If you watch the video Palestrina’s link takes you to, you will see some of the architecture of the Church. Christianity has produced some amazing architecture over the centuries. So have Hinduism, Buddhism, and Islam. When a person is striving for the highest good, when striving for something greater than one’s own petty self, beauty can be achieved.
But what good does religion do today? A lot of people think that it has outlived its usefulness, that it has become nothing more than a source of strife and division, that our society has evolved beyond needing religion.
Well, in purely “practical” terms (ie. beyond what I see as the spiritual benefits), religion has built at least one hospital in Angola and a nursing school with it and another nursing school in the Democratic Republic of the Congo. These are recent foundations. Religion has brought many a person off the street, out of addiction, and into the workforce through organisations like the Salvation Army, Shelter House, Bethany Christian Trust.

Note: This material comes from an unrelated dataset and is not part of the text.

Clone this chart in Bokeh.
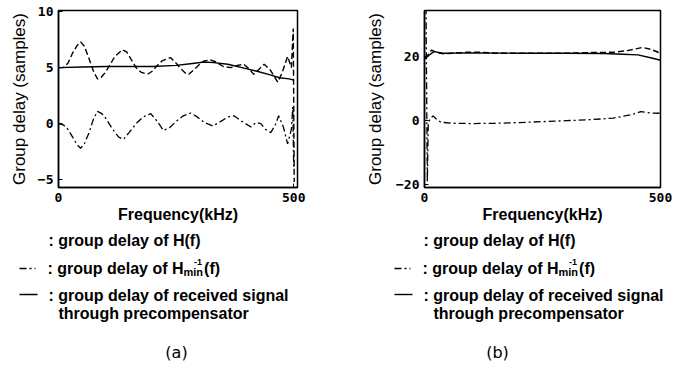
from bokeh.plotting import figure
from bokeh.layouts import row, column
from bokeh.models import FixedTicker, Range1d
from bokeh.core.properties import value
from bokeh.embed import file_html
from bokeh.resources import INLINE

# ---------------- data ----------------
# (a) group delay of H(f)  (dashed)
a_h_x = [0, 10, 20, 30, 40, 47, 55, 65, 75, 83, 90, 100, 110, 120, 136, 145, 155, 165, 175, 189,
         200, 210, 220, 238, 250, 260, 270, 277, 290, 300, 310, 323, 335, 350, 366, 380, 394, 405,
         415, 425, 437, 450, 466, 475, 487, 495, 499, 501]
a_h_y = [5.0, 5.0, 5.4, 6.3, 7.0, 7.3, 6.9, 5.8, 4.6, 4.0, 4.1, 4.6, 5.3, 6.0, 6.6, 6.4, 5.7, 5.0, 4.6, 4.4,
         4.7, 5.2, 5.6, 5.9, 5.4, 4.9, 4.5, 4.4, 4.9, 5.3, 5.6, 5.7, 5.5, 5.1, 5.0, 5.2, 5.3, 4.9,
         4.4, 4.8, 5.3, 4.8, 3.7, 4.5, 6.0, 5.0, 8.5, -5.2]
# (a) group delay of Hmin^-1(f)  (dash-dot)
a_m_x = [0, 10, 20, 30, 40, 47, 55, 65, 75, 83, 92, 100, 115, 128, 138, 150, 165, 180, 196, 210, 223,
         235, 250, 265, 281, 295, 310, 328, 345, 360, 373, 390, 409, 420, 430, 440, 451, 460, 468,
         478, 487, 495, 498, 500]
a_m_y = [0.0, -0.1, -0.5, -1.2, -1.9, -2.2, -1.8, -0.8, 0.5, 1.1, 0.9, 0.5, -0.5, -1.2, -1.4, -0.8, 0.0,
         0.6, 0.9, 0.2, -0.6, -0.4, 0.2, 0.7, 0.95, 0.6, 0.1, -0.2, 0.2, 0.6, 0.7, 0.2, -0.3, 0.1, 0.0,
         -0.5, -0.8, -0.2, 0.7, -0.3, -1.8, -0.5, 1.5, -4.0]
# (a) group delay of received signal through precompensator (solid)
a_r_x = [0, 50, 100, 150, 200, 250, 280, 310, 330, 360, 390, 420, 450, 470, 490, 500]
a_r_y = [5.0, 5.05, 5.1, 5.1, 5.1, 5.2, 5.35, 5.5, 5.45, 5.3, 5.0, 4.7, 4.35, 4.1, 4.0, 3.9]

# (b)
b_h_x = [0, 3, 8, 15, 25, 40, 60, 90, 120, 150, 180, 250, 300, 350, 400, 430, 462, 480, 500]
b_h_y = [19.5, 19.8, 20.5, 22.0, 21.3, 20.8, 21.0, 21.3, 21.3, 21.0, 21.0, 21.0, 21.0, 21.2, 21.3,
         21.8, 22.8, 22.2, 21.0]
b_m_x = [3, 5, 6, 8, 12, 18, 25, 35, 60, 100, 150, 200, 250, 300, 350, 400, 440, 458, 480, 500]
b_m_y = [40.0, 0.0, -19.0, -0.5, 0.5, 1.5, 0.5, -0.5, -0.8, -0.9, -0.8, -0.6, -0.3, 0.0, 0.3, 0.8,
         1.9, 2.8, 2.4, 2.3]
b_r_x = [0, 3, 8, 20, 40, 100, 200, 300, 380, 420, 452, 479, 500]
b_r_y = [19.3, 19.5, 20.2, 21.5, 21.0, 21.1, 21.0, 21.0, 20.9, 20.7, 20.5, 19.6, 18.8]

x_ticks = [0, 500]
a_y_ticks = [-5, 0, 5, 10]
b_y_ticks = [-20, 0, 20]

x_label = "Frequency(kHz)"
y_label = "Group delay (samples)"
leg1 = ": group delay of H(f)"
leg2 = ": group delay of H"
leg2_sub = "min"
leg2_sup = "-1"
leg2_end = "(f)"
leg3 = ": group delay of received signal"
leg4 = "through precompensator"

LEG_SIZE = 16.0
DASH = "6 3"
DASHDOT = "7 3 2 3"
TOP_H = 225
H = 365
W = 337


def make_fig(x_end, y_start, y_end, y_ticks, left, right, bottom, ylab_standoff):
    p = figure(width=W, height=TOP_H, output_backend="svg", toolbar_location=None,
               x_range=Range1d(0, x_end), y_range=Range1d(y_start, y_end),
               min_border_left=left, min_border_right=right, min_border_top=10,
               min_border_bottom=TOP_H - bottom)
    p.grid.visible = False
    p.outline_line_color = "black"
    p.outline_line_width = 1.5
    p.background_fill_color = "white"
    p.border_fill_color = "white"
    for ax in (p.xaxis[0], p.yaxis[0]):
        ax.major_tick_in = 4
        ax.major_tick_out = 0
        ax.minor_tick_line_color = None
        ax.axis_line_width = 1.5
        ax.major_label_text_font = "DejaVu Sans Mono"
        ax.major_label_text_font_style = "bold"
        ax.major_label_text_font_size = "13px"
        ax.major_label_text_color = "black"
        ax.axis_label_text_color = "black"
    p.xaxis[0].ticker = FixedTicker(ticks=x_ticks)
    p.yaxis[0].ticker = FixedTicker(ticks=y_ticks)
    p.xaxis[0].major_label_standoff = 5
    p.yaxis[0].major_label_standoff = 5
    p.xaxis[0].axis_label = x_label
    p.xaxis[0].axis_label_text_font = "Liberation Sans"
    p.xaxis[0].axis_label_text_font_style = "bold"
    p.xaxis[0].axis_label_text_font_size = "16px"
    p.xaxis[0].axis_label_standoff = 1
    p.yaxis[0].axis_label = y_label
    p.yaxis[0].axis_label_text_font = "Liberation Sans"
    p.yaxis[0].axis_label_text_font_style = "normal"
    p.yaxis[0].axis_label_text_font_size = "17px"
    p.yaxis[0].axis_label_standoff = ylab_standoff
    return p


# legend / caption strip spanning the whole page width; its ranges are page pixels
q = figure(width=2 * W, height=H - TOP_H, output_backend="svg", toolbar_location=None,
           x_range=Range1d(0, 2 * W), y_range=Range1d(H, TOP_H),
           min_border=0, min_border_left=0, min_border_right=0, min_border_top=0,
           min_border_bottom=0, x_axis_type=None, y_axis_type=None)
q.grid.visible = False
q.outline_line_color = None
q.background_fill_color = "white"
q.border_fill_color = "white"


def txt(x, y, t, size=LEG_SIZE, font="Liberation Sans", style="bold", align="left"):
    q.text(x=[x], y=[y], text=[t], text_font=value(font), text_font_style=style,
           text_font_size=value(f"{size}px"), text_baseline="middle", text_align=align,
           text_color="black")


def add_legend(ox, caption, cap_x):
    pre_w = 7.779 * LEG_SIZE
    h_w = 0.722 * LEG_SIZE
    min_w = 1.778 * 11
    txt(ox + 48, 240, leg1)
    q.line([ox + 19, ox + 35], [268, 268], line_color="black", line_width=1.4, line_dash=DASHDOT)
    txt(ox + 47, 268, leg2)
    hx = ox + 47 + pre_w + h_w
    txt(hx, 271, leg2_sub, size=11)
    txt(hx + min_w - 9, 261, leg2_sup, size=9)
    txt(hx + min_w + 1, 268, leg2_end)
    q.line([ox + 19, ox + 37], [294, 294], line_color="black", line_width=1.4)
    txt(ox + 48, 295, leg3)
    txt(ox + 58, 313, leg4)
    txt(cap_x, 352, caption, size=16, font="DejaVu Sans", style="normal", align="center")


# ---------------- panel (a) ----------------
pa = make_fig(508, -5.7, 10.1, a_y_ticks, 58, 40, 187, 6)
pa.line(a_r_x, a_r_y, line_color="black", line_width=1.4)
pa.line(a_h_x, a_h_y, line_color="black", line_width=1.4, line_dash=DASH)
pa.line(a_m_x, a_m_y, line_color="black", line_width=1.3, line_dash=DASHDOT)
add_legend(0, "(a)", 176)

# ---------------- panel (b) ----------------
pb = make_fig(500, -20.8, 34.3, b_y_ticks, 87, 14, 188, 8)
pb.line(b_r_x, b_r_y, line_color="black", line_width=1.4)
pb.line(b_h_x, b_h_y, line_color="black", line_width=1.4, line_dash=DASH)
pb.line(b_m_x, b_m_y, line_color="black", line_width=1.3, line_dash=DASHDOT)
add_legend(375, "(b)", 497)

layout = column(row(pa, pb), q)
open("out.html", "w").write(file_html(layout, INLINE))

In Toronto, I spent a good number of Saturdays at Toronto Alliance Church, the “Upper Room”. This church is in the upper level of a storefront on Queen St. near Bathurst. If you know Toronto, you have visions of that area with the intersecting streetcar lines, the street-health clinic, the street people, the community housing, the nifty shops, the closed down shops, the Starbucks on one corner, a mission to street people on another, Pizza Pizza the third, and a bar (now closed) on the fourth.
Every Saturday night at Toronto Alliance is “Community Night.” There is a meal — soup & sandwich or something more filling, always warm — a clothing room full of donations people have brought, a nurse who can look after people’s feet (this is a real problem for a lot of people who live on the street), and a food bank.
Part-way through the night, the eclectic group of people who has gathered for food and friendship has a church service gathered around the tables. There are always some of those old “revival” hymns, like “Just As I Am,” and frequently a lot of the people present know and love these hymns. Then there is a message from someone on the church’s ministry staff; when I went, usually Bill or Doug. The message was simple and always focussed on Jesus and the hope he brings and the change he can make.
These church services are sometimes raucous affairs. I’ve never seen banter during an Anglican sermon, but there would be banter here. People would often still mill about, but not many. Some people looked uninterested, but others took a keen interest in the hymns, prayers, and sermon.
Bill, the pastor of Toronto Alliance, knows a lot of the people who come out to Community Night. He’ll chat with them, see how they’re doing, show real concern for them and their welfare. We often think that helping out that vague, amorphous group “the unfortunate” is a matter simply of food, shelter, clothing. It is also very much a matter of love, as I witnessed in Cyprus, of love for the lonely, friendship for the friendless, and light for the lost.
Saturday nights at Toronto Alliance Church provide for the whole person. That alone tells me that religion is of much good in this world, in spite of Westboro Baptist and Islamist terrorism.